## What to work on
Begin at the line that contains "Write a web", stop after the line that contains "const fourValues = [0.3, 2.1];", and reproduce only that span, unaltered.

## Given entries
........
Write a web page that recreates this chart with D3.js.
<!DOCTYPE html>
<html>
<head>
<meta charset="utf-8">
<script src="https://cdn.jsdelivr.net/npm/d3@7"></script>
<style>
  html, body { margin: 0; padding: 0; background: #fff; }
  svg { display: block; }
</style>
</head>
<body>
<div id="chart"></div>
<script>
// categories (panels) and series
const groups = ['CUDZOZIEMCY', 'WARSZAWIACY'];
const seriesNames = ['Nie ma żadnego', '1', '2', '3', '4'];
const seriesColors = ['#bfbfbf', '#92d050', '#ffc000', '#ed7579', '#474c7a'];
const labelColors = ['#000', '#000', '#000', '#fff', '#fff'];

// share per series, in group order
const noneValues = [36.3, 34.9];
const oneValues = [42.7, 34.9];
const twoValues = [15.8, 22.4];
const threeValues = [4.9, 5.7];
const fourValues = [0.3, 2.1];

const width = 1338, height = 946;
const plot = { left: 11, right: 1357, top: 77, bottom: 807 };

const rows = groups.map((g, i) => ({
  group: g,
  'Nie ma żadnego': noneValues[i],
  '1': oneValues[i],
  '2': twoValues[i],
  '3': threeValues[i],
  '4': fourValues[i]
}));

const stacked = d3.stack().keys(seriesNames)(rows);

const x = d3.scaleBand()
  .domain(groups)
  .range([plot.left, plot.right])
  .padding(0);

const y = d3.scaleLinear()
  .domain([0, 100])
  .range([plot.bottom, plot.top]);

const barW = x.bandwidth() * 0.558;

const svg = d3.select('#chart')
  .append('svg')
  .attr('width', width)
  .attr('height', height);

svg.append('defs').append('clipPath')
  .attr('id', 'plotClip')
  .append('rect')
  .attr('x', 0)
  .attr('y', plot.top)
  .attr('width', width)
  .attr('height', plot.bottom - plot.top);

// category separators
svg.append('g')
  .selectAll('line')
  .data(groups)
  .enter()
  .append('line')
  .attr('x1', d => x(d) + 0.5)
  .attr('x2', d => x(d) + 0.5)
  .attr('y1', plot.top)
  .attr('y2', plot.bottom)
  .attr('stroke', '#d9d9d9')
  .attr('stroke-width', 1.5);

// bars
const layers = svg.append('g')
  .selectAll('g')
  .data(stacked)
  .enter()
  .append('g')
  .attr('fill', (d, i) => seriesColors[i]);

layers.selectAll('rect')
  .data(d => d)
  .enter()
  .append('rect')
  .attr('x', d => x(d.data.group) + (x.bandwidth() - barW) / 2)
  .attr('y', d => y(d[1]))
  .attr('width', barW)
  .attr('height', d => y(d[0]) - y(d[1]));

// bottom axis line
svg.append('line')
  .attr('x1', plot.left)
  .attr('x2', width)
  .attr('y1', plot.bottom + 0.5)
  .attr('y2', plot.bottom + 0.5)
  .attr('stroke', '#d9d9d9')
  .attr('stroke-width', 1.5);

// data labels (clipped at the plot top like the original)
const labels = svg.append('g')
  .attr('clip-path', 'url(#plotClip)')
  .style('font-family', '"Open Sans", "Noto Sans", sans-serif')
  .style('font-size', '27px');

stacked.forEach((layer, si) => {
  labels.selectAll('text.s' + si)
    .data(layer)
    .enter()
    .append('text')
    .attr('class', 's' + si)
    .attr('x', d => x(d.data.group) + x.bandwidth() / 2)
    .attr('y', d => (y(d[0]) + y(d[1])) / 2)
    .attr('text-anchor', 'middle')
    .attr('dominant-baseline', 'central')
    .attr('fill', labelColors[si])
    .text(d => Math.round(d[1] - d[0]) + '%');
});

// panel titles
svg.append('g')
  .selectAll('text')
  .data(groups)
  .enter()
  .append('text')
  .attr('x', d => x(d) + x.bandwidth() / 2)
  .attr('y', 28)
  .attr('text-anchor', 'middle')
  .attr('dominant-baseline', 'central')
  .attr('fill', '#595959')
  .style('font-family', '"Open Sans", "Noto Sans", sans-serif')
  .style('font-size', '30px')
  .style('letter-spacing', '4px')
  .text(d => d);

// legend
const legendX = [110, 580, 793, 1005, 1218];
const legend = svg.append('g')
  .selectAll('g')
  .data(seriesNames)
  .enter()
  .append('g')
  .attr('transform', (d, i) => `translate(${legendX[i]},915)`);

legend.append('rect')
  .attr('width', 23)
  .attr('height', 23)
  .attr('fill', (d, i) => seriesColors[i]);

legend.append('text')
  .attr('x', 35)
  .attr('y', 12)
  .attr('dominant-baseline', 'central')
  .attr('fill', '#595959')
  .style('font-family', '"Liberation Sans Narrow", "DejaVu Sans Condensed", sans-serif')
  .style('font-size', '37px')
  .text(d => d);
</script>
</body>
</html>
........
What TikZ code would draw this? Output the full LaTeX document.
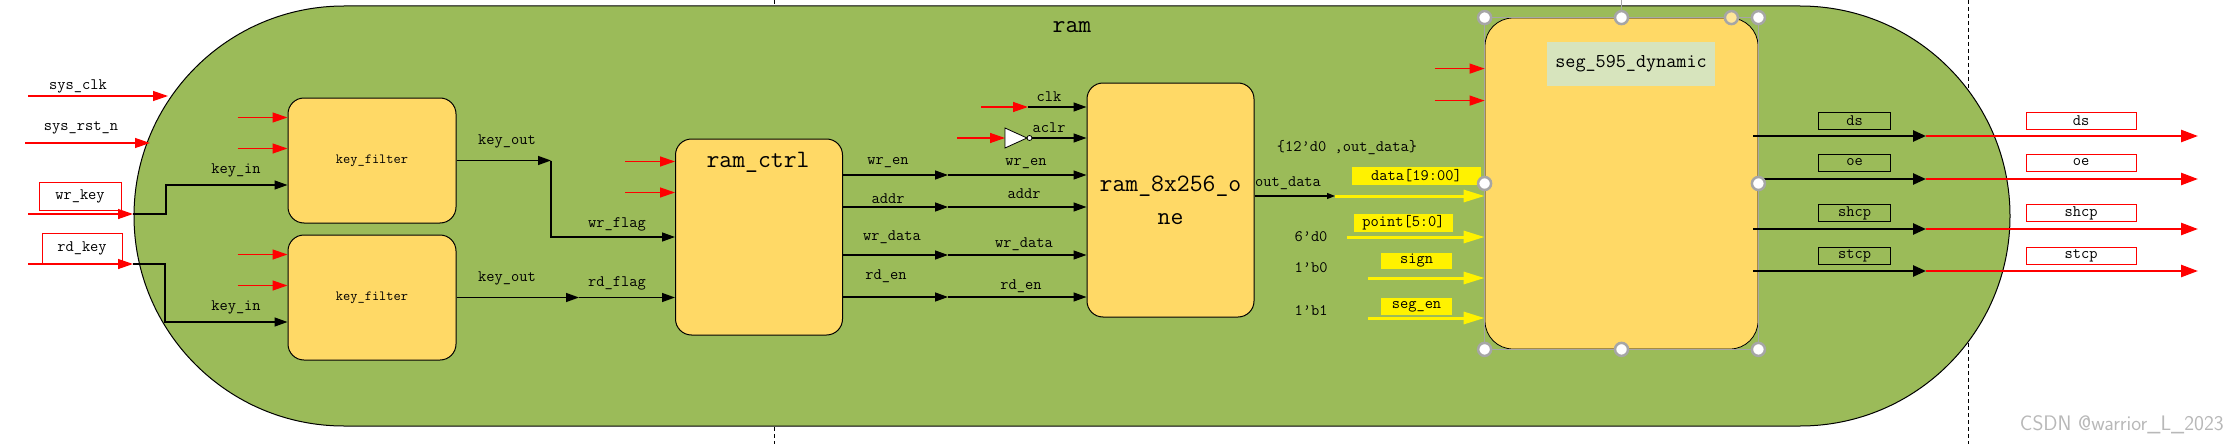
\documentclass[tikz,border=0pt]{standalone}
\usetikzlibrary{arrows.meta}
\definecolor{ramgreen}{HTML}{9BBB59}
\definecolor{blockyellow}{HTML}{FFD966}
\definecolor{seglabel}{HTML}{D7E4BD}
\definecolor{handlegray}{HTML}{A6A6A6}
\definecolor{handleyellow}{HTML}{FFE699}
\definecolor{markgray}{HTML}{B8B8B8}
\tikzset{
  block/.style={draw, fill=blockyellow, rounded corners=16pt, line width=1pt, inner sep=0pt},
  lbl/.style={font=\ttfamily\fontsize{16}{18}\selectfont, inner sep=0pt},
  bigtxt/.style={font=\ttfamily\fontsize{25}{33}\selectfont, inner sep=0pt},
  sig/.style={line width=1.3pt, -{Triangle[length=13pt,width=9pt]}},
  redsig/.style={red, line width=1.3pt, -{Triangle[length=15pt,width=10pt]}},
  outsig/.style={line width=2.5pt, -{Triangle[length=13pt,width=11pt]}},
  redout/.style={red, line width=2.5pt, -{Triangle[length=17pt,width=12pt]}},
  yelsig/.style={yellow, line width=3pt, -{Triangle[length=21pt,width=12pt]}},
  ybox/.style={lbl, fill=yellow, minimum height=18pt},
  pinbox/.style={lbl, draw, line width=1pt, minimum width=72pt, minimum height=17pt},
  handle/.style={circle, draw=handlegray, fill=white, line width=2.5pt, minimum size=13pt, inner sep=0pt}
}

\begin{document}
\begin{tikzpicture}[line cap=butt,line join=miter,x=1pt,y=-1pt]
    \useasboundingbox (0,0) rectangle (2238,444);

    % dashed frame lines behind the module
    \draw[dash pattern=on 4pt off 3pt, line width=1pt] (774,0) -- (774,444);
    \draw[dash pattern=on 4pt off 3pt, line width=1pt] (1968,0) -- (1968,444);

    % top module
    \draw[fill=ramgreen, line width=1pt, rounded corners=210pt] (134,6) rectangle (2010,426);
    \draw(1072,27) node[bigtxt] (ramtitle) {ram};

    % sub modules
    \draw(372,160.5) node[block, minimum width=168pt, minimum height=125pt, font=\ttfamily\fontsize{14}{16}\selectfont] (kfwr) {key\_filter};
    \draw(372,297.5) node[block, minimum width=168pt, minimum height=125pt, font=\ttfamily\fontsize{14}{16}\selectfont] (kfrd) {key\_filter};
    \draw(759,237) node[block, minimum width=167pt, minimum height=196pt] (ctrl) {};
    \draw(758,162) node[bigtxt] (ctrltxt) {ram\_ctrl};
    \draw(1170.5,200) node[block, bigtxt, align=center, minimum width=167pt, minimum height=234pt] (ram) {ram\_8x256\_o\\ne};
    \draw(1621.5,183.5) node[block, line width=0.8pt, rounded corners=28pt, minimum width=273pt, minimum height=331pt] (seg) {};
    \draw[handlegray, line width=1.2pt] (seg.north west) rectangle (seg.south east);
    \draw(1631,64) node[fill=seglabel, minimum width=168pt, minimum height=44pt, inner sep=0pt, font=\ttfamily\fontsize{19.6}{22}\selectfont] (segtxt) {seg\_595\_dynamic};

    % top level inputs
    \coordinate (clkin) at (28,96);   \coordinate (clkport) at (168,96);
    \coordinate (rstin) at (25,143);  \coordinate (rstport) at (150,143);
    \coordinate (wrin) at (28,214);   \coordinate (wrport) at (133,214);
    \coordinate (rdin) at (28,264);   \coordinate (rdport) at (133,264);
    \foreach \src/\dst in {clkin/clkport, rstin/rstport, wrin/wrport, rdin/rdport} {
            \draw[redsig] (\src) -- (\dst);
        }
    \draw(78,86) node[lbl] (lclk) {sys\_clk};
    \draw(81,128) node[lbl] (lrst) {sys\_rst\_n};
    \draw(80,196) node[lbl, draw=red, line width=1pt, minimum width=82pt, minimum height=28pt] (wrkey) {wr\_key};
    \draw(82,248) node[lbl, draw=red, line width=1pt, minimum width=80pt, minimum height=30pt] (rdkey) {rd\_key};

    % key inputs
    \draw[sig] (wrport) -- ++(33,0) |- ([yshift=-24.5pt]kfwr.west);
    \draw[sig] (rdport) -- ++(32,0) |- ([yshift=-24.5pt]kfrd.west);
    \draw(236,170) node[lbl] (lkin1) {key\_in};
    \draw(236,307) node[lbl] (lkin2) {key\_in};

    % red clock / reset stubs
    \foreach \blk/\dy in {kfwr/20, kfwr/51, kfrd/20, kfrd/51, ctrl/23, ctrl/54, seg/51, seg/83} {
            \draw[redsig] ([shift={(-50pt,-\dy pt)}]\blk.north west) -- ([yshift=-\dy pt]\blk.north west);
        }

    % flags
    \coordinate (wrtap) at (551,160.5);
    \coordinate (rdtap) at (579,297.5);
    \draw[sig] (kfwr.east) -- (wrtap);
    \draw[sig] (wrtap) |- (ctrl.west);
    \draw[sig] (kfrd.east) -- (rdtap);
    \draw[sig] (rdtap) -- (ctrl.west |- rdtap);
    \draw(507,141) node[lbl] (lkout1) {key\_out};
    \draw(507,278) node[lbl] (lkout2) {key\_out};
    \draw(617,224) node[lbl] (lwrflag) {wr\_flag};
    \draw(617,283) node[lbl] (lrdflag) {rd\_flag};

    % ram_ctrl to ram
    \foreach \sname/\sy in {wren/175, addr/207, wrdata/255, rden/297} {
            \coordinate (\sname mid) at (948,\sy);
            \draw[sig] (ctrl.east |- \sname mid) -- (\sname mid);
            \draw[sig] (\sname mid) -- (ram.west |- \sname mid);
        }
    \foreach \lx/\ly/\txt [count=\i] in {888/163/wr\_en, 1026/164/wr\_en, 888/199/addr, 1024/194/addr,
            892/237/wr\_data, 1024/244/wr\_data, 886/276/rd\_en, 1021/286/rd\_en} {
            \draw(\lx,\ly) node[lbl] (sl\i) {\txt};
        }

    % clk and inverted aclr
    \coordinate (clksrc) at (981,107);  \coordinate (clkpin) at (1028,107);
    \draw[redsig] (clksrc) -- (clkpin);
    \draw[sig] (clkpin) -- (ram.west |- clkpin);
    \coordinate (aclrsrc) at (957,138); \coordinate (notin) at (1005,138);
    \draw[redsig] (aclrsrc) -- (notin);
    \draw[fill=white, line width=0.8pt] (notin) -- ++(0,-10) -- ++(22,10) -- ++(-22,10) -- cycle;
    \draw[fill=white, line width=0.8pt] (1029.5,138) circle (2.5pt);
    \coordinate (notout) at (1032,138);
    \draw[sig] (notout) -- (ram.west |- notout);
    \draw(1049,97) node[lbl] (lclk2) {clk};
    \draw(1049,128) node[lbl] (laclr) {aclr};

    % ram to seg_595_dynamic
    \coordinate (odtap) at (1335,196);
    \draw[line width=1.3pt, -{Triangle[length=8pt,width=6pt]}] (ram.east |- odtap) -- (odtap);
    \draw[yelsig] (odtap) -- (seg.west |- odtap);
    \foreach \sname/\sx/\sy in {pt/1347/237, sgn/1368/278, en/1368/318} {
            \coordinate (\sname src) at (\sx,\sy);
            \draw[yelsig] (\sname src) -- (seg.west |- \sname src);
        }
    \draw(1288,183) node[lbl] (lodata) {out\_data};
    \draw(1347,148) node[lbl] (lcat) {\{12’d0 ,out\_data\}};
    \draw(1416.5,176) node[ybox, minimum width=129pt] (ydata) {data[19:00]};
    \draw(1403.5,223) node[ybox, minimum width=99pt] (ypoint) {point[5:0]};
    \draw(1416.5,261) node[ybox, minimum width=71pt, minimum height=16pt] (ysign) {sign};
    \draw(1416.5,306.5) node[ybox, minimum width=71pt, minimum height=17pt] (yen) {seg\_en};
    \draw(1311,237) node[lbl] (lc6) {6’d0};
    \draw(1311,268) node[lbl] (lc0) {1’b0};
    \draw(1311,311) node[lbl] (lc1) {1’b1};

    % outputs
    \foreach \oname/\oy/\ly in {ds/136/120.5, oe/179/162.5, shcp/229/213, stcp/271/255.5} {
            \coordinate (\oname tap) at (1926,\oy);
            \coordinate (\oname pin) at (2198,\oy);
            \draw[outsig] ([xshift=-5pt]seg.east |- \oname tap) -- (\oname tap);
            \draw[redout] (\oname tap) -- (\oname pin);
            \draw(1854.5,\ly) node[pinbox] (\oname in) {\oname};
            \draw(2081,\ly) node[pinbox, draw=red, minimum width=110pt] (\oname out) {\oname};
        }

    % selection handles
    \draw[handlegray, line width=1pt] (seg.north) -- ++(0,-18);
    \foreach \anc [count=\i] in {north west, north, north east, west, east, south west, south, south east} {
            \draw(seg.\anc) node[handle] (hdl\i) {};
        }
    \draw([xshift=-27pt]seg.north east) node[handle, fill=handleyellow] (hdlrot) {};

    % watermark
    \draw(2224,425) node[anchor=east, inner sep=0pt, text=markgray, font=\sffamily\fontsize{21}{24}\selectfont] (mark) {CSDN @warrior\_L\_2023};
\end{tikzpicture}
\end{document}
........
## Exercise solution
Write a web page that recreates this chart with D3.js.
<!DOCTYPE html>
<html>
<head>
<meta charset="utf-8">
<script src="https://cdn.jsdelivr.net/npm/d3@7"></script>
<style>
  html, body { margin: 0; padding: 0; background: #fff; }
  svg { display: block; }
</style>
</head>
<body>
<div id="chart"></div>
<script>
// categories (panels) and series
const groups = ['CUDZOZIEMCY', 'WARSZAWIACY'];
const seriesNames = ['Nie ma żadnego', '1', '2', '3', '4'];
const seriesColors = ['#bfbfbf', '#92d050', '#ffc000', '#ed7579', '#474c7a'];
const labelColors = ['#000', '#000', '#000', '#fff', '#fff'];

// share per series, in group order
const noneValues = [36.3, 34.9];
const oneValues = [42.7, 34.9];
const twoValues = [15.8, 22.4];
const threeValues = [4.9, 5.7];
const fourValues = [0.3, 2.1];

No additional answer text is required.